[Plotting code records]
################
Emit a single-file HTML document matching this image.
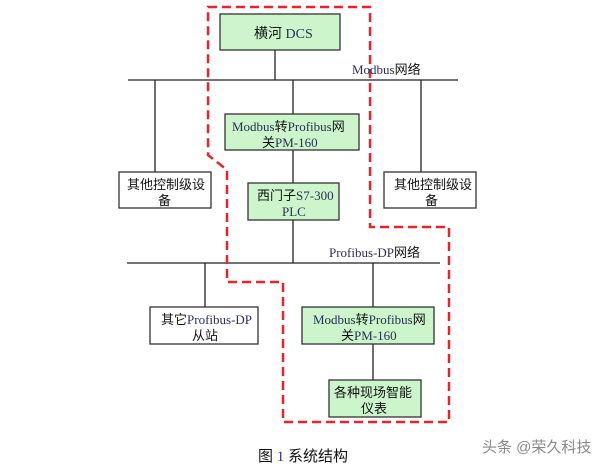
<!DOCTYPE html>
<html><head><meta charset="utf-8"><style>
body{margin:0;background:#fff;}
svg text{font-family:"Liberation Serif","Noto Sans CJK SC",serif;font-size:13px;fill:#111;}
.l{fill:#2a2f55;}
</style></head><body>
<svg width="606" height="468" xmlns="http://www.w3.org/2000/svg">
<g stroke="#222" stroke-width="1.3" fill="none">
<line x1="128" y1="80" x2="458" y2="80"/>
<line x1="275" y1="50" x2="275" y2="80"/>
<line x1="155" y1="80" x2="155" y2="172"/>
<line x1="421" y1="80" x2="421" y2="172"/>
<line x1="293" y1="80" x2="293" y2="114"/>
<line x1="293" y1="150" x2="293" y2="183"/>
<line x1="293" y1="220" x2="293" y2="263"/>
<line x1="127" y1="263" x2="440" y2="263"/>
<line x1="205" y1="263" x2="205" y2="307"/>
<line x1="373" y1="263" x2="373" y2="307"/>
<line x1="373" y1="344" x2="373" y2="380"/>
</g>
<g stroke="#333" stroke-width="1.3">
<rect x="220" y="14" width="120" height="36" fill="#ccf5cc"/>
<rect x="225" y="114" width="134" height="36" fill="#ccf5cc"/>
<rect x="248" y="183" width="91" height="37" fill="#ccf5cc"/>
<rect x="119" y="172" width="92" height="36" fill="#fff"/>
<rect x="384" y="172" width="92" height="36" fill="#fff"/>
<rect x="150" y="307" width="108" height="37" fill="#fff"/>
<rect x="302" y="307" width="132" height="37" fill="#ccf5cc"/>
<rect x="329" y="380" width="92" height="37" fill="#ccf5cc"/>
</g>
<path d="M208,7 L370,7 L370,227 L449,227 L449,422 L283,422 L283,282 L227,282 L227,170 L208,155 Z" fill="none" stroke="#e8232a" stroke-width="2.5" stroke-dasharray="9,5"/>
<text x="254" y="38" style="font-size:14px">横河 <tspan class="l">DCS</tspan></text>
<text x="352" y="74" class="l">Modbus<tspan fill="#111">网络</tspan></text>
<text x="232" y="131" class="l">Modbus<tspan fill="#111">转</tspan>Profibus<tspan fill="#111">网</tspan></text>
<text x="262" y="147">关<tspan class="l">PM-160</tspan></text>
<text x="127" y="189">其他控制级设</text>
<text x="158" y="205">备</text>
<text x="394" y="189">其他控制级设</text>
<text x="425" y="205">备</text>
<text x="257" y="200">西门子<tspan class="l">S7-300</tspan></text>
<text x="282" y="216" class="l">PLC</text>
<text x="329" y="257" class="l">Profibus-DP<tspan fill="#111">网络</tspan></text>
<text x="161" y="324">其它<tspan class="l">Profibus-DP</tspan></text>
<text x="192" y="340">从站</text>
<text x="313" y="324" class="l">Modbus<tspan fill="#111">转</tspan>Profibus<tspan fill="#111">网</tspan></text>
<text x="341" y="340">关<tspan class="l">PM-160</tspan></text>
<text x="334" y="397">各种现场智能</text>
<text x="361" y="413">仪表</text>
<text x="258" y="461" style="font-size:15px">图 <tspan fill="#3a2a88">1</tspan> 系统结构</text>
<text x="482" y="452" style="font-family:'Liberation Sans','Noto Sans CJK SC',sans-serif;font-size:15px;fill:#888">头条 @荣久科技</text>
</svg>
</body></html>
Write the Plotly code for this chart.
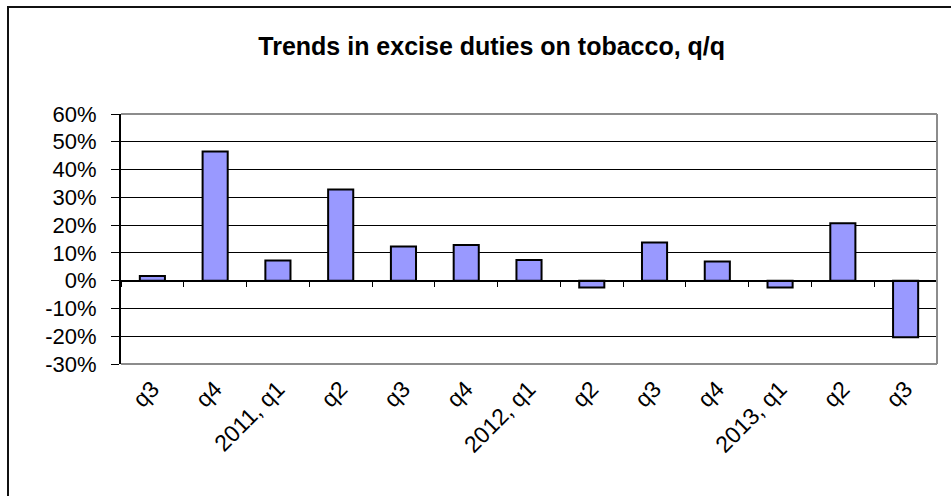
import plotly.graph_objects as go

categories = ["q3", "q4", "2011, q1", "q2", "q3", "q4", "2012, q1",
              "q2", "q3", "q4", "2013, q1", "q2", "q3"]
values = [1.7, 46.5, 7.3, 32.8, 12.3, 12.8, 7.4, -2.5, 13.7, 6.9, -2.5, 20.7, -20.4]
y_ticks = [-30, -20, -10, 0, 10, 20, 30, 40, 50, 60]

n = len(categories)
positions = list(range(n))
boundaries = [i - 0.5 for i in range(n + 1)]

W, H = 951, 496
ML, MR, MT, MB = 121, 14, 114, 132
pw, ph = W - ML - MR, H - MT - MB
FONT = "Liberation Sans, Arial, sans-serif"

fig = go.Figure()
fig.add_trace(go.Bar(
    x=positions, y=values,
    marker=dict(color="#9999FF", line=dict(color="black", width=2)),
    showlegend=False, hoverinfo="skip",
))
# carrier for the label axis (draws nothing)
fig.add_trace(go.Scatter(x=positions, y=values, xaxis="x2", mode="none",
                         showlegend=False, hoverinfo="skip"))

def px_x(p):
    return (p - ML) / pw

def px_y(p):
    return (H - MB - p) / ph

shapes = [
    dict(type="line", xref="paper", yref="paper", x0=0, x1=1, y0=1, y1=1,
         line=dict(color="#8c8c8c", width=2), layer="above"),
    dict(type="line", xref="paper", yref="paper", x0=1, x1=1, y0=0, y1=1,
         line=dict(color="#8c8c8c", width=2), layer="above"),
    dict(type="line", xref="paper", yref="paper", x0=0, x1=1, y0=0, y1=0,
         line=dict(color="#8c8c8c", width=2), layer="above"),
    dict(type="line", xref="paper", yref="paper", x0=px_x(7), x1=px_x(960),
         y0=px_y(7), y1=px_y(7), line=dict(color="#111", width=2)),
    dict(type="line", xref="paper", yref="paper", x0=px_x(8), x1=px_x(8),
         y0=px_y(7), y1=px_y(505), line=dict(color="#111", width=2)),
]

fig.update_layout(
    width=W, height=H,
    margin=dict(l=ML, r=MR, t=MT, b=MB, pad=0),
    paper_bgcolor="white", plot_bgcolor="white",
    font=dict(family=FONT, size=16, color="black"),
    title=dict(text="<b>Trends in excise duties on tobacco, q/q</b>",
               x=0.517, xref="container", xanchor="center",
               y=1 - 46 / H, yref="container", yanchor="middle",
               font=dict(family=FONT, size=25, color="black")),
    bargap=0.6,
    shapes=shapes,
    xaxis=dict(type="linear", range=[-0.5, n - 0.5], anchor="free",
               position=(0 - y_ticks[0]) / (y_ticks[-1] - y_ticks[0]),
               showline=True, linecolor="black", linewidth=1,
               ticks="outside", tickvals=boundaries, ticklen=5,
               tickcolor="black", tickwidth=1,
               showticklabels=False, showgrid=False, zeroline=False),
    xaxis2=dict(type="linear", range=[-0.5, n - 0.5], overlaying="x",
                anchor="y", side="bottom",
                tickvals=positions, ticktext=categories, tickangle=-45,
                ticks="", ticklabelstandoff=6,
                showline=False, showgrid=False, zeroline=False,
                tickfont=dict(family=FONT, size=23, color="black")),
    yaxis=dict(range=[y_ticks[0], y_ticks[-1]], tickvals=y_ticks,
               ticktext=[f"{v}%" for v in y_ticks],
               showline=True, linecolor="black", linewidth=2,
               ticks="outside", ticklen=8, tickcolor="black", tickwidth=1,
               ticklabelstandoff=10,
               showgrid=True, gridcolor="black", gridwidth=1,
               zeroline=False,
               tickfont=dict(family=FONT, size=22, color="black")),
)

fig.write_html("out.html")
################
To be done
Retype all the records shown above, character for character. Omit every picture.

The completed task
Emit a single-file HTML document matching this image.
<!DOCTYPE html>
<html><head><meta charset="utf-8"><style>
body{margin:0;background:#fff;}
svg text{font-family:"Liberation Serif","Noto Sans CJK SC",serif;font-size:13px;fill:#111;}
.l{fill:#2a2f55;}
</style></head><body>
<svg width="606" height="468" xmlns="http://www.w3.org/2000/svg">
<g stroke="#222" stroke-width="1.3" fill="none">
<line x1="128" y1="80" x2="458" y2="80"/>
<line x1="275" y1="50" x2="275" y2="80"/>
<line x1="155" y1="80" x2="155" y2="172"/>
<line x1="421" y1="80" x2="421" y2="172"/>
<line x1="293" y1="80" x2="293" y2="114"/>
<line x1="293" y1="150" x2="293" y2="183"/>
<line x1="293" y1="220" x2="293" y2="263"/>
<line x1="127" y1="263" x2="440" y2="263"/>
<line x1="205" y1="263" x2="205" y2="307"/>
<line x1="373" y1="263" x2="373" y2="307"/>
<line x1="373" y1="344" x2="373" y2="380"/>
</g>
<g stroke="#333" stroke-width="1.3">
<rect x="220" y="14" width="120" height="36" fill="#ccf5cc"/>
<rect x="225" y="114" width="134" height="36" fill="#ccf5cc"/>
<rect x="248" y="183" width="91" height="37" fill="#ccf5cc"/>
<rect x="119" y="172" width="92" height="36" fill="#fff"/>
<rect x="384" y="172" width="92" height="36" fill="#fff"/>
<rect x="150" y="307" width="108" height="37" fill="#fff"/>
<rect x="302" y="307" width="132" height="37" fill="#ccf5cc"/>
<rect x="329" y="380" width="92" height="37" fill="#ccf5cc"/>
</g>
<path d="M208,7 L370,7 L370,227 L449,227 L449,422 L283,422 L283,282 L227,282 L227,170 L208,155 Z" fill="none" stroke="#e8232a" stroke-width="2.5" stroke-dasharray="9,5"/>
<text x="254" y="38" style="font-size:14px">横河 <tspan class="l">DCS</tspan></text>
<text x="352" y="74" class="l">Modbus<tspan fill="#111">网络</tspan></text>
<text x="232" y="131" class="l">Modbus<tspan fill="#111">转</tspan>Profibus<tspan fill="#111">网</tspan></text>
<text x="262" y="147">关<tspan class="l">PM-160</tspan></text>
<text x="127" y="189">其他控制级设</text>
<text x="158" y="205">备</text>
<text x="394" y="189">其他控制级设</text>
<text x="425" y="205">备</text>
<text x="257" y="200">西门子<tspan class="l">S7-300</tspan></text>
<text x="282" y="216" class="l">PLC</text>
<text x="329" y="257" class="l">Profibus-DP<tspan fill="#111">网络</tspan></text>
<text x="161" y="324">其它<tspan class="l">Profibus-DP</tspan></text>
<text x="192" y="340">从站</text>
<text x="313" y="324" class="l">Modbus<tspan fill="#111">转</tspan>Profibus<tspan fill="#111">网</tspan></text>
<text x="341" y="340">关<tspan class="l">PM-160</tspan></text>
<text x="334" y="397">各种现场智能</text>
<text x="361" y="413">仪表</text>
<text x="258" y="461" style="font-size:15px">图 <tspan fill="#3a2a88">1</tspan> 系统结构</text>
<text x="482" y="452" style="font-family:'Liberation Sans','Noto Sans CJK SC',sans-serif;font-size:15px;fill:#888">头条 @荣久科技</text>
</svg>
</body></html>
Write the Plotly code for this chart.
import plotly.graph_objects as go

categories = ["q3", "q4", "2011, q1", "q2", "q3", "q4", "2012, q1",
              "q2", "q3", "q4", "2013, q1", "q2", "q3"]
values = [1.7, 46.5, 7.3, 32.8, 12.3, 12.8, 7.4, -2.5, 13.7, 6.9, -2.5, 20.7, -20.4]
y_ticks = [-30, -20, -10, 0, 10, 20, 30, 40, 50, 60]

n = len(categories)
positions = list(range(n))
boundaries = [i - 0.5 for i in range(n + 1)]

W, H = 951, 496
ML, MR, MT, MB = 121, 14, 114, 132
pw, ph = W - ML - MR, H - MT - MB
FONT = "Liberation Sans, Arial, sans-serif"

fig = go.Figure()
fig.add_trace(go.Bar(
    x=positions, y=values,
    marker=dict(color="#9999FF", line=dict(color="black", width=2)),
    showlegend=False, hoverinfo="skip",
))
# carrier for the label axis (draws nothing)
fig.add_trace(go.Scatter(x=positions, y=values, xaxis="x2", mode="none",
                         showlegend=False, hoverinfo="skip"))

def px_x(p):
    return (p - ML) / pw

def px_y(p):
    return (H - MB - p) / ph

shapes = [
    dict(type="line", xref="paper", yref="paper", x0=0, x1=1, y0=1, y1=1,
         line=dict(color="#8c8c8c", width=2), layer="above"),
    dict(type="line", xref="paper", yref="paper", x0=1, x1=1, y0=0, y1=1,
         line=dict(color="#8c8c8c", width=2), layer="above"),
    dict(type="line", xref="paper", yref="paper", x0=0, x1=1, y0=0, y1=0,
         line=dict(color="#8c8c8c", width=2), layer="above"),
    dict(type="line", xref="paper", yref="paper", x0=px_x(7), x1=px_x(960),
         y0=px_y(7), y1=px_y(7), line=dict(color="#111", width=2)),
    dict(type="line", xref="paper", yref="paper", x0=px_x(8), x1=px_x(8),
         y0=px_y(7), y1=px_y(505), line=dict(color="#111", width=2)),
]

fig.update_layout(
    width=W, height=H,
    margin=dict(l=ML, r=MR, t=MT, b=MB, pad=0),
    paper_bgcolor="white", plot_bgcolor="white",
    font=dict(family=FONT, size=16, color="black"),
    title=dict(text="<b>Trends in excise duties on tobacco, q/q</b>",
               x=0.517, xref="container", xanchor="center",
               y=1 - 46 / H, yref="container", yanchor="middle",
               font=dict(family=FONT, size=25, color="black")),
    bargap=0.6,
    shapes=shapes,
    xaxis=dict(type="linear", range=[-0.5, n - 0.5], anchor="free",
               position=(0 - y_ticks[0]) / (y_ticks[-1] - y_ticks[0]),
               showline=True, linecolor="black", linewidth=1,
               ticks="outside", tickvals=boundaries, ticklen=5,
               tickcolor="black", tickwidth=1,
               showticklabels=False, showgrid=False, zeroline=False),
    xaxis2=dict(type="linear", range=[-0.5, n - 0.5], overlaying="x",
                anchor="y", side="bottom",
                tickvals=positions, ticktext=categories, tickangle=-45,
                ticks="", ticklabelstandoff=6,
                showline=False, showgrid=False, zeroline=False,
                tickfont=dict(family=FONT, size=23, color="black")),
    yaxis=dict(range=[y_ticks[0], y_ticks[-1]], tickvals=y_ticks,
               ticktext=[f"{v}%" for v in y_ticks],
               showline=True, linecolor="black", linewidth=2,
               ticks="outside", ticklen=8, tickcolor="black", tickwidth=1,
               ticklabelstandoff=10,
               showgrid=True, gridcolor="black", gridwidth=1,
               zeroline=False,
               tickfont=dict(family=FONT, size=22, color="black")),
)

fig.write_html("out.html")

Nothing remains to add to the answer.